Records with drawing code
━━━━━━━━━━━━━━━━

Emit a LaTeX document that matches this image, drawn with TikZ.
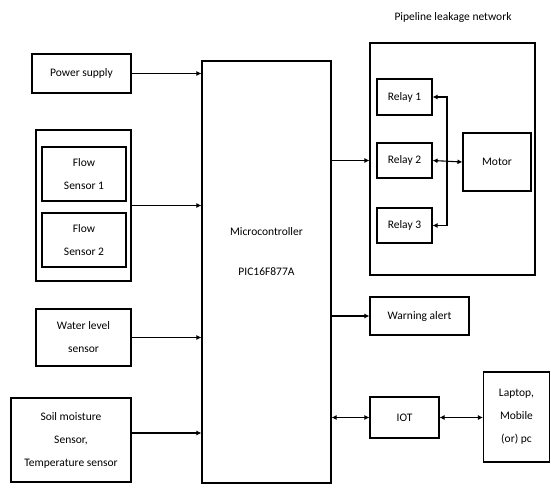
\documentclass[tikz,border=0pt]{standalone}
\usepackage{fontspec}
\setmainfont{Carlito}
\usetikzlibrary{arrows.meta}

\begin{document}
\begin{tikzpicture}[x=1pt,y=-1pt,
  every node/.style={font=\fontsize{11.5}{23}\selectfont},
  box/.style={draw,rectangle,line width=1.1pt,align=center,inner sep=0pt},
  link/.style={line width=1.1pt,-{Latex[length=5pt,width=5pt]}},
  dlink/.style={line width=1.1pt,{Latex[length=5pt,width=5pt]}-{Latex[length=5pt,width=5pt]}}]
\useasboundingbox (0,0) rectangle (551,487);
% inputs
\node[box,minimum width=99pt,minimum height=39pt] (power) at (81.5,73.5) {Power supply};
\node[box,minimum width=95pt,minimum height=151pt] (flowgrp) at (83.5,205.5) {};
\node[box,minimum width=84pt,minimum height=54pt] (flow1) at (84,174) {Flow\\Sensor 1};
\node[box,minimum width=84pt,minimum height=54pt] (flow2) at (84,240) {Flow\\Sensor 2};
\node[box,minimum width=95pt,minimum height=57pt] (water) at (83.5,337.5) {Water level\\sensor};
\node[box,minimum width=120pt,minimum height=84pt] (soil) at (71,440) {Soil moisture\\Sensor,\\Temperature sensor};
% controller
\node[box,minimum width=129pt,minimum height=422pt,text depth=41pt] (mcu) at (266.5,272) {Microcontroller\\[17pt]PIC16F877A};
% outputs
\node (title) at (453,17) {Pipeline leakage network};
\node[box,minimum width=165pt,minimum height=232pt] (pipe) at (452.5,159) {};
\node[box,minimum width=55pt,minimum height=36pt] (relay1) at (404.5,97) {Relay 1};
\node[box,minimum width=55pt,minimum height=35pt] (relay2) at (404.5,160.5) {Relay 2};
\node[box,minimum width=55pt,minimum height=35pt] (relay3) at (404.5,225.5) {Relay 3};
\node[box,minimum width=68pt,minimum height=58pt] (motor) at (497,162) {Motor};
\node[box,minimum width=99pt,minimum height=38pt] (warn) at (419.5,316) {Warning alert};
\node[box,minimum width=69pt,minimum height=41pt] (iot) at (404.5,417.5) {IOT};
\node[box,minimum width=66pt,minimum height=90pt] (laptop) at (516.5,417) {Laptop,\\Mobile\\(or) pc};
\coordinate (bus) at (447,160.5);
% connectors
\draw[link] (power.east) -- (power.east -| mcu.west);
\draw[link] (flowgrp.east) -- (flowgrp.east -| mcu.west);
\draw[link] (water.east) -- (water.east -| mcu.west);
\draw[link] ([yshift=7pt]soil.east) -- ([yshift=7pt]soil.east -| mcu.west);
\draw[link] (mcu.east |- relay2.east) -- (relay2.east -| pipe.west);
\draw[link] (mcu.east |- warn.west) -- (warn.west);
\draw[dlink] (mcu.east |- iot.west) -- (iot.west);
\draw[dlink,line width=0.8pt] (iot.east) -- (iot.east -| laptop.west);
\draw[dlink] (relay1.east) -| (bus) |- (relay3.east);
\draw[dlink] (relay2.east) -- (motor.west);
\end{tikzpicture}
\end{document}
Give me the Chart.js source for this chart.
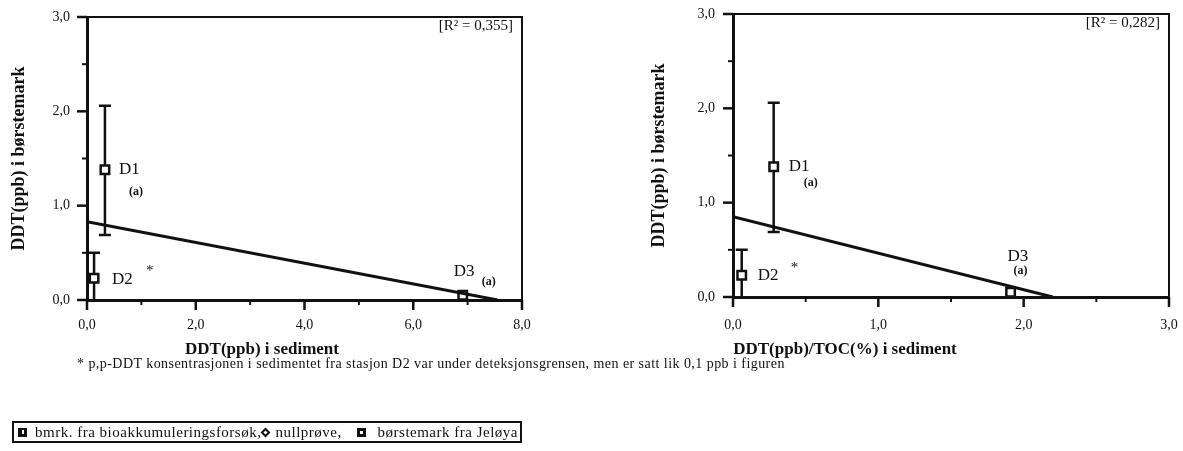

━━━━━━━━━━━━━━━━

Problem statement: Each line of the data is to be duplicated exactly; pictures stay out of the copy.

Solution to the exercise:
Emit a LaTeX document that matches this image, drawn with TikZ.
\documentclass[tikz,border=0pt]{standalone}
\usepackage{fontspec}
\setmainfont{Carlito}
\usetikzlibrary{arrows.meta}

\begin{document}
\begin{tikzpicture}[x=1pt,y=-1pt,
  every node/.style={font=\fontsize{11.5}{23}\selectfont},
  box/.style={draw,rectangle,line width=1.1pt,align=center,inner sep=0pt},
  link/.style={line width=1.1pt,-{Latex[length=5pt,width=5pt]}},
  dlink/.style={line width=1.1pt,{Latex[length=5pt,width=5pt]}-{Latex[length=5pt,width=5pt]}}]
\useasboundingbox (0,0) rectangle (551,487);
% inputs
\node[box,minimum width=99pt,minimum height=39pt] (power) at (81.5,73.5) {Power supply};
\node[box,minimum width=95pt,minimum height=151pt] (flowgrp) at (83.5,205.5) {};
\node[box,minimum width=84pt,minimum height=54pt] (flow1) at (84,174) {Flow\\Sensor 1};
\node[box,minimum width=84pt,minimum height=54pt] (flow2) at (84,240) {Flow\\Sensor 2};
\node[box,minimum width=95pt,minimum height=57pt] (water) at (83.5,337.5) {Water level\\sensor};
\node[box,minimum width=120pt,minimum height=84pt] (soil) at (71,440) {Soil moisture\\Sensor,\\Temperature sensor};
% controller
\node[box,minimum width=129pt,minimum height=422pt,text depth=41pt] (mcu) at (266.5,272) {Microcontroller\\[17pt]PIC16F877A};
% outputs
\node (title) at (453,17) {Pipeline leakage network};
\node[box,minimum width=165pt,minimum height=232pt] (pipe) at (452.5,159) {};
\node[box,minimum width=55pt,minimum height=36pt] (relay1) at (404.5,97) {Relay 1};
\node[box,minimum width=55pt,minimum height=35pt] (relay2) at (404.5,160.5) {Relay 2};
\node[box,minimum width=55pt,minimum height=35pt] (relay3) at (404.5,225.5) {Relay 3};
\node[box,minimum width=68pt,minimum height=58pt] (motor) at (497,162) {Motor};
\node[box,minimum width=99pt,minimum height=38pt] (warn) at (419.5,316) {Warning alert};
\node[box,minimum width=69pt,minimum height=41pt] (iot) at (404.5,417.5) {IOT};
\node[box,minimum width=66pt,minimum height=90pt] (laptop) at (516.5,417) {Laptop,\\Mobile\\(or) pc};
\coordinate (bus) at (447,160.5);
% connectors
\draw[link] (power.east) -- (power.east -| mcu.west);
\draw[link] (flowgrp.east) -- (flowgrp.east -| mcu.west);
\draw[link] (water.east) -- (water.east -| mcu.west);
\draw[link] ([yshift=7pt]soil.east) -- ([yshift=7pt]soil.east -| mcu.west);
\draw[link] (mcu.east |- relay2.east) -- (relay2.east -| pipe.west);
\draw[link] (mcu.east |- warn.west) -- (warn.west);
\draw[dlink] (mcu.east |- iot.west) -- (iot.west);
\draw[dlink,line width=0.8pt] (iot.east) -- (iot.east -| laptop.west);
\draw[dlink] (relay1.east) -| (bus) |- (relay3.east);
\draw[dlink] (relay2.east) -- (motor.west);
\end{tikzpicture}
\end{document}
Give me the Chart.js source for this chart.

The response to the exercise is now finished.